Just back from Shenyang in Northern China and was really surprised at the very large number of enormous apartment towers apparently incomplete and abandoned. The concrete is usually complete but the buildings have no windows and have clearly been in that state for a while. If you took a photo of the Shenyang skyline you would be truly impressed by the number of cranes attached to buildings under construction, the thing is the overwhelming majority of these cranes do not move, and look like they haven’t moved in a long while.
While I’m happy to accept that the Chinese build infrastructure in advance of increases in population and demand, the sheer number of these buildings standing unoccupied (and the consequent drain on budgets when capital is tied up in assets without any hope of a return being generated) seems to be unsustainable. If China’s growth figures have been based on this kind of construction then I suggest a major correction is on the cards.
So how does this happen? How do you get to build a compound of 8 sixty story apartment blocks without any accountability for completion or populating them?
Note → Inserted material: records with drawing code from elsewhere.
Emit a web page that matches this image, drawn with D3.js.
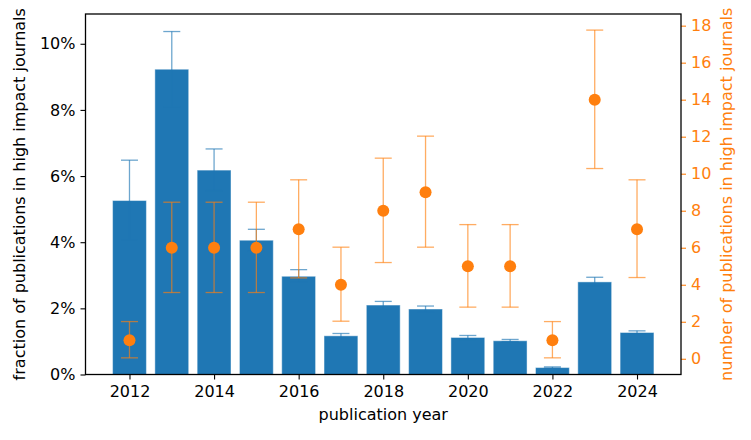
<!DOCTYPE html>
<html>
<head>
<meta charset="utf-8">
<script src="https://cdn.jsdelivr.net/npm/d3@7"></script>
<style>
  body { margin: 0; background: #fff; }
  text { font-family: "DejaVu Sans", sans-serif; }
</style>
</head>
<body>
<div id="chart"></div>
<script>
// publication years
const years = [2012, 2013, 2014, 2015, 2016, 2017, 2018, 2019, 2020, 2021, 2022, 2023, 2024];
// fraction in high impact journals (%), with error bar limits
const fraction = [5.26, 9.23, 6.18, 4.06, 2.97, 1.17, 2.10, 1.98, 1.12, 1.02, 0.21, 2.80, 1.27];
const fracLow  = [4.07, 8.09, 5.56, 3.74, 2.79, 1.10, 1.98, 1.88, 1.06, 0.99, 0.19, 2.68, 1.22];
const fracHigh = [6.48, 10.37, 6.82, 4.39, 3.17, 1.24, 2.21, 2.07, 1.18, 1.06, 0.23, 2.94, 1.32];
// number of publications in high impact journals, with error bar limits
const counts    = [1, 6, 6, 6, 7, 4, 8, 9, 5, 5, 1, 14, 7];
const countLow  = [0.05, 3.58, 3.58, 3.58, 4.37, 2.03, 5.2, 6.03, 2.79, 2.79, 0.05, 10.28, 4.39];
const countHigh = [2.01, 8.46, 8.46, 8.46, 9.67, 6.03, 10.84, 12.03, 7.25, 7.25, 2.01, 17.76, 9.67];

const xTicks = [2012, 2014, 2016, 2018, 2020, 2022, 2024];
const leftTicks = [0, 2, 4, 6, 8, 10];
const rightTicks = [0, 2, 4, 6, 8, 10, 12, 14, 16, 18];

const blue = "#1f77b4", orange = "#ff7f0e";
const W = 751, H = 440;
const margin = { top: 14, right: 70, bottom: 65.5, left: 85.5 };
const width = W - margin.left - margin.right;
const height = H - margin.top - margin.bottom;

const svg = d3.select("#chart").append("svg")
  .attr("width", W).attr("height", H);
const g = svg.append("g")
  .attr("transform", `translate(${margin.left},${margin.top})`);

const x = d3.scaleLinear().domain([2010.96, 2025.04]).range([0, width]);
const y = d3.scaleLinear().domain([0, 10.9]).range([height, 0]);
const y2 = d3.scaleLinear().domain([-0.85, 18.63]).range([height, 0]);
const barW = x(2012.8) - x(2012);
const capW = 17;

// bars
g.selectAll(".bar").data(years).enter().append("rect")
  .attr("class", "bar")
  .attr("x", d => x(d) - barW / 2)
  .attr("width", barW)
  .attr("y", (d, i) => y(fraction[i]))
  .attr("height", (d, i) => y(0) - y(fraction[i]))
  .attr("fill", blue)
  .attr("stroke", "rgba(255,255,255,0.45)")
  .attr("stroke-width", 1);

// error bars helper
function errorBars(sel, lo, hi, scale, color) {
  const eb = sel.selectAll(null).data(years).enter().append("g")
    .attr("stroke", color).attr("stroke-width", 1.3).attr("stroke-opacity", 0.65);
  eb.append("line")
    .attr("x1", d => x(d)).attr("x2", d => x(d))
    .attr("y1", (d, i) => scale(lo[i])).attr("y2", (d, i) => scale(hi[i]));
  eb.append("line")
    .attr("x1", d => x(d) - capW / 2).attr("x2", d => x(d) + capW / 2)
    .attr("y1", (d, i) => scale(lo[i])).attr("y2", (d, i) => scale(lo[i]));
  eb.append("line")
    .attr("x1", d => x(d) - capW / 2).attr("x2", d => x(d) + capW / 2)
    .attr("y1", (d, i) => scale(hi[i])).attr("y2", (d, i) => scale(hi[i]));
}

errorBars(g, fracLow, fracHigh, y, blue);
errorBars(g, countLow, countHigh, y2, orange);

g.selectAll(".dot").data(years).enter().append("circle")
  .attr("class", "dot")
  .attr("cx", d => x(d))
  .attr("cy", (d, i) => y2(counts[i]))
  .attr("r", 6)
  .attr("fill", orange);

// axes
const fs = "16px";
const xAxis = g.append("g").attr("transform", `translate(0,${height})`)
  .call(d3.axisBottom(x).tickValues(xTicks).tickFormat(d3.format("d")).tickSize(5).tickPadding(6));
const yAxis = g.append("g")
  .call(d3.axisLeft(y).tickValues(leftTicks).tickFormat(d => d + "%").tickSize(5).tickPadding(5));
const y2Axis = g.append("g").attr("transform", `translate(${width},0)`)
  .call(d3.axisRight(y2).tickValues(rightTicks).tickSize(5).tickPadding(5));

[xAxis, yAxis, y2Axis].forEach(a => {
  a.select(".domain").remove();
  a.selectAll("text").style("font-size", fs).attr("font-family", "DejaVu Sans");
  a.selectAll("line").attr("stroke-width", 1.1);
});
xAxis.selectAll("text").attr("fill", "#000");
yAxis.selectAll("text").attr("fill", "#000");
y2Axis.selectAll("text").attr("fill", orange);
y2Axis.selectAll("line").attr("stroke", orange);

// frame
g.append("rect").attr("width", width).attr("height", height)
  .attr("fill", "none").attr("stroke", "#000").attr("stroke-width", 1.3);

// labels
g.append("text")
  .attr("x", width / 2).attr("y", height + 45)
  .attr("text-anchor", "middle").style("font-size", fs)
  .text("publication year");

g.append("text")
  .attr("transform", `translate(${-60.5},${height / 2}) rotate(-90)`)
  .attr("text-anchor", "middle").style("font-size", fs)
  .text("fraction of publications in high impact journals");

g.append("text")
  .attr("transform", `translate(${width + 51},${height / 2}) rotate(-90)`)
  .attr("text-anchor", "middle").style("font-size", fs)
  .attr("fill", orange)
  .text("number of publications in high impact journals");
</script>
</body>
</html>
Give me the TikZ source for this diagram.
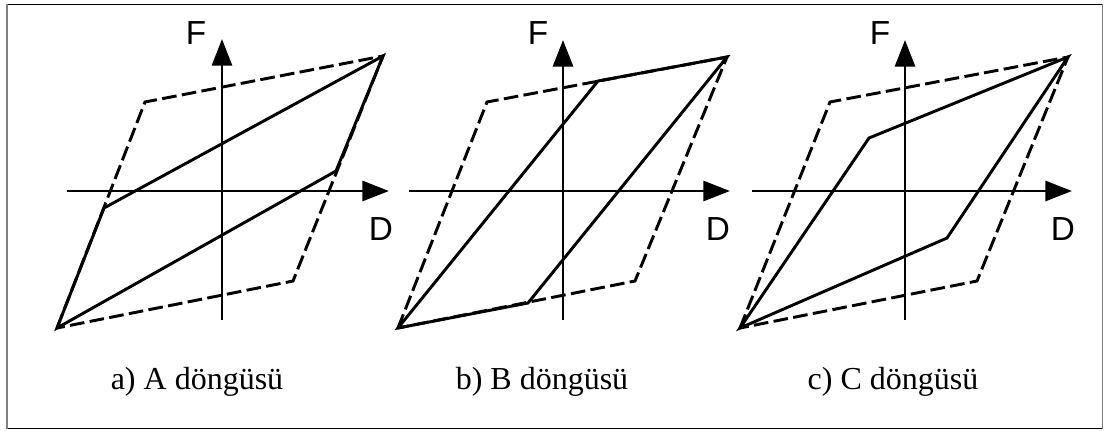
\documentclass[tikz,border=0pt]{standalone}
\usepackage{fontspec}
\setmainfont{Liberation Serif}
\newfontfamily\axisfont{Liberation Sans}
\usetikzlibrary{arrows.meta}
\tikzset{
  curve/.style={line width=2.2pt, line join=miter, black},
  envelope/.style={line width=2.2pt, dash pattern=on 11pt off 4pt, black},
  axisline/.style={line width=2.2pt, -{Triangle[length=20pt,width=15pt]}},
  axlabel/.style={font=\axisfont\fontsize{25}{27}\selectfont, inner sep=0pt},
  caption/.style={font=\fontsize{24}{26}\selectfont, inner sep=0pt, anchor=base},
}
\begin{document}
\begin{tikzpicture}[x=0.75pt,y=-0.75pt]
\useasboundingbox (0,0) rectangle (1104,430);
% frame
\draw[black, line width=0.8pt] (7,4.5) -- (1102.5,4.5);
\draw[black, line width=0.8pt] (7,428.5) -- (1102.5,428.5);
\draw[gray, line width=1.3pt] (7,4) -- (7,429);
\draw[gray, line width=1.3pt] (1102.5,4) -- (1102.5,429);

% ---------- panel a ----------
\coordinate (a1) at (57,328);
\coordinate (a2) at (145,102);
\coordinate (a3) at (383,56);
\coordinate (a4) at (293,281);
\coordinate (ak1) at (104,208);
\coordinate (ak2) at (336,171);
\coordinate (ax0) at (67,191);
\coordinate (ax1) at (389,191);
\coordinate (ay0) at (222,320);
\coordinate (ay1) at (222,39);
\draw[envelope] (a1) -- (a2) -- (a3) -- (a4) -- cycle;
\draw[axisline] (ax0) -- (ax1);
\draw[axisline] (ay0) -- (ay1);
\draw[curve] (a1) -- (ak1) -- (a3) -- (ak2) -- cycle;
\node[axlabel] (Fa) at (196,33) {F};
\node[axlabel] (Da) at (381,229) {D};
\node[caption] (ca) at (197,389) {a) A döngüsü};

% ---------- panel b ----------
\coordinate (b1) at (398,328);
\coordinate (b2) at (487,102);
\coordinate (b3) at (727,57);
\coordinate (b4) at (635,281);
\coordinate (bk1) at (598,81);
\coordinate (bk2) at (528,303);
\coordinate (bx0) at (409,191);
\coordinate (bx1) at (730,191);
\coordinate (by0) at (563,320);
\coordinate (by1) at (563,40);
\draw[envelope] (b1) -- (b2) -- (b3) -- (b4) -- cycle;
\draw[axisline] (bx0) -- (bx1);
\draw[axisline] (by0) -- (by1);
\draw[curve] (b1) -- (bk1) -- (b3) -- (bk2) -- cycle;
\node[axlabel] (Fb) at (538,33) {F};
\node[axlabel] (Db) at (718,229) {D};
\node[caption] (cb) at (542,389) {b) B döngüsü};

% ---------- panel c ----------
\coordinate (c1) at (740,328);
\coordinate (c2) at (830,102);
\coordinate (c3) at (1068,57);
\coordinate (c4) at (977,281);
\coordinate (ck1) at (869,138);
\coordinate (ck2) at (947,238);
\coordinate (cx0) at (752,191);
\coordinate (cx1) at (1072,191);
\coordinate (cy0) at (905,320);
\coordinate (cy1) at (905,40);
\draw[envelope] (c1) -- (c2) -- (c3) -- (c4) -- cycle;
\draw[axisline] (cx0) -- (cx1);
\draw[axisline] (cy0) -- (cy1);
\draw[curve] (c1) -- (ck1) -- (c3) -- (ck2) -- cycle;
\node[axlabel] (Fc) at (880,33) {F};
\node[axlabel] (Dc) at (1063,229) {D};
\node[caption] (cc) at (893,389) {c) C döngüsü};
\end{tikzpicture}
\end{document}
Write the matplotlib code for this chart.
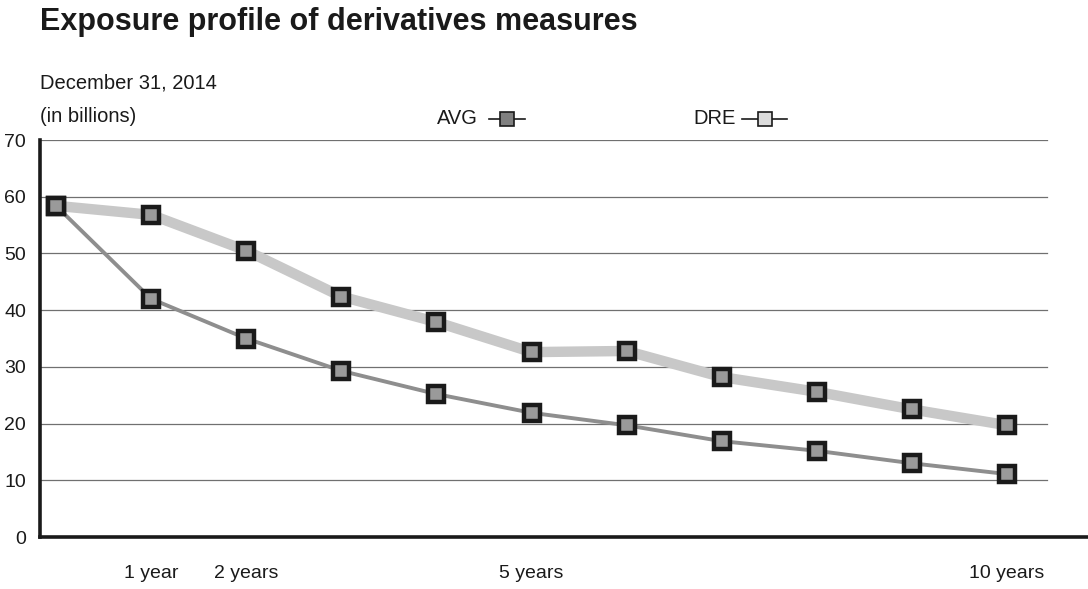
import matplotlib
matplotlib.use("Agg")
import matplotlib.pyplot as plt
from matplotlib.lines import Line2D

plt.rcParams['font.family'] = ['Liberation Sans', 'DejaVu Sans']

x_pos = list(range(11))
avg = [58.4, 42.0, 35.0, 29.3, 25.2, 21.9, 19.7, 16.9, 15.2, 13.0, 11.1]
dre = [58.4, 56.8, 50.5, 42.4, 37.9, 32.6, 32.8, 28.2, 25.6, 22.5, 19.7]
yticks = [0, 10, 20, 30, 40, 50, 60, 70]
xtick_pos = [1, 2, 5, 10]
xtick_labels = ["1 year", "2 years", "5 years", "10 years"]

W, H = 1088, 589
fig = plt.figure(figsize=(W / 100, H / 100), dpi=100)
ax = fig.add_axes([40 / W, (H - 537) / H, 1048 / W, (537 - 140) / H])

px = 95.1
ax.set_xlim(-16 / px, (1088 - 56) / px)
ax.set_ylim(0, 70)

grid_end = (1047 - 56) / px
for y in yticks[1:]:
    ax.plot([ax.get_xlim()[0], grid_end], [y, y], color='#707070', lw=0.9, zorder=1)

ax.plot(x_pos, dre, color='#c8c8c8', lw=7.5, zorder=2, solid_joinstyle='miter')
ax.plot(x_pos, avg, color='#8e8e8e', lw=2.8, zorder=3)
for series in (dre, avg):
    ax.plot(x_pos, series, ls='none', marker='s', markersize=11.5,
            markerfacecolor='#9a9a9a', markeredgecolor='#1a1a1a', markeredgewidth=3.2, zorder=4)

for s in ['top', 'right']:
    ax.spines[s].set_visible(False)
ax.spines['left'].set_linewidth(2.6)
ax.spines['bottom'].set_linewidth(2.6)
ax.spines['left'].set_color('#1a1a1a')
ax.spines['bottom'].set_color('#1a1a1a')

ax.set_yticks(yticks)
ax.set_yticklabels([str(v) for v in yticks], fontsize=14, color='#1a1a1a')
ax.tick_params(axis='y', length=0, pad=10)
for lab in ax.get_yticklabels():
    lab.set_horizontalalignment('right')

ax.set_xticks(xtick_pos)
ax.set_xticklabels(xtick_labels, fontsize=14, color='#1a1a1a')
ax.tick_params(axis='x', length=0, pad=20)

fig.text(40 / W, 1 - 22 / H, "Exposure profile of derivatives measures", fontsize=22,
         fontweight='bold', va='center', ha='left', color='#1a1a1a')
fig.text(40 / W, 1 - 83 / H, "December 31, 2014", fontsize=14.5, va='center', ha='left', color='#1a1a1a')
fig.text(40 / W, 1 - 116 / H, "(in billions)", fontsize=14.5, va='center', ha='left', color='#1a1a1a')

def legend_item(label, tx, lx0, lx1, face):
    yc = 1 - 119 / H
    fig.text(tx / W, yc, label, fontsize=14.5, va='center', ha='right', color='#1a1a1a')
    fig.add_artist(Line2D([lx0 / W, lx1 / W], [yc, yc], color='#1a1a1a', lw=1.2))
    fig.add_artist(Line2D([(lx0 + lx1) / 2 / W], [yc], marker='s', markersize=10,
                          markerfacecolor=face, markeredgecolor='#1a1a1a', markeredgewidth=1.2, ls='none'))

legend_item("AVG", 478, 489, 525, '#808080')
legend_item("DRE", 736, 742, 787, '#dcdcdc')

fig.savefig("out.png", dpi=100)
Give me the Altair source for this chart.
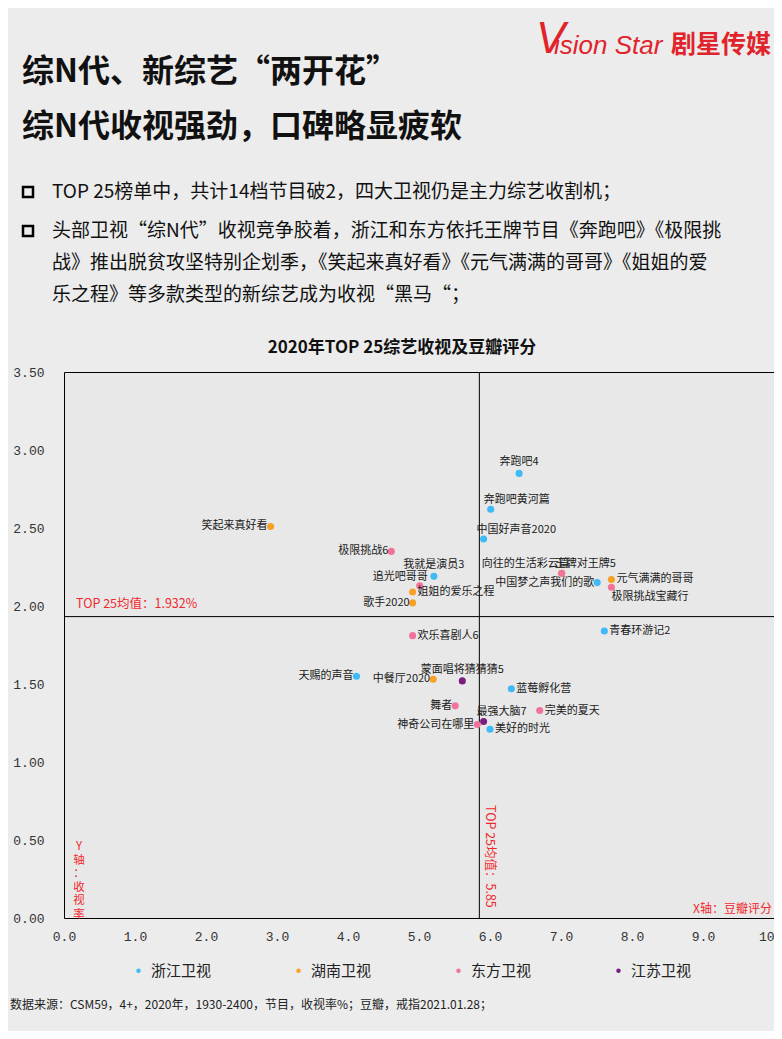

This is pretty much the explanation. China had a real estate bubble just like everyone else did. And when China does anything, it does it big, so the fallout from the bubble bursting was particularly bad for them.
Got a cite for overbuilding of condos in New York. The Times seemed to have missed it. It is certainly not the case in Silicon Valley. Lots of construction, which takes time, but the new housing gets filled - as the traffic I put up with every evening attests to.
Well, China has a plan to urbanize the country. The plan for 2014-2020 is by 2020 the country will have 60 percent of its people living in cities, up from 53.7 percent now. That works out to about 80 million people, or about 15 million a year or about 40,000 people A DAY!
Where are they all going to live? Imagine all the apartments needed, maybe 10-20 thousand finished every day. It’s hard to say exactly how the ghost buildings and cities enter the equation, but I don’t see how they can be empty for long. The demand must be enormous, and it’s hard to see how there could be many unsold flats over the long haul.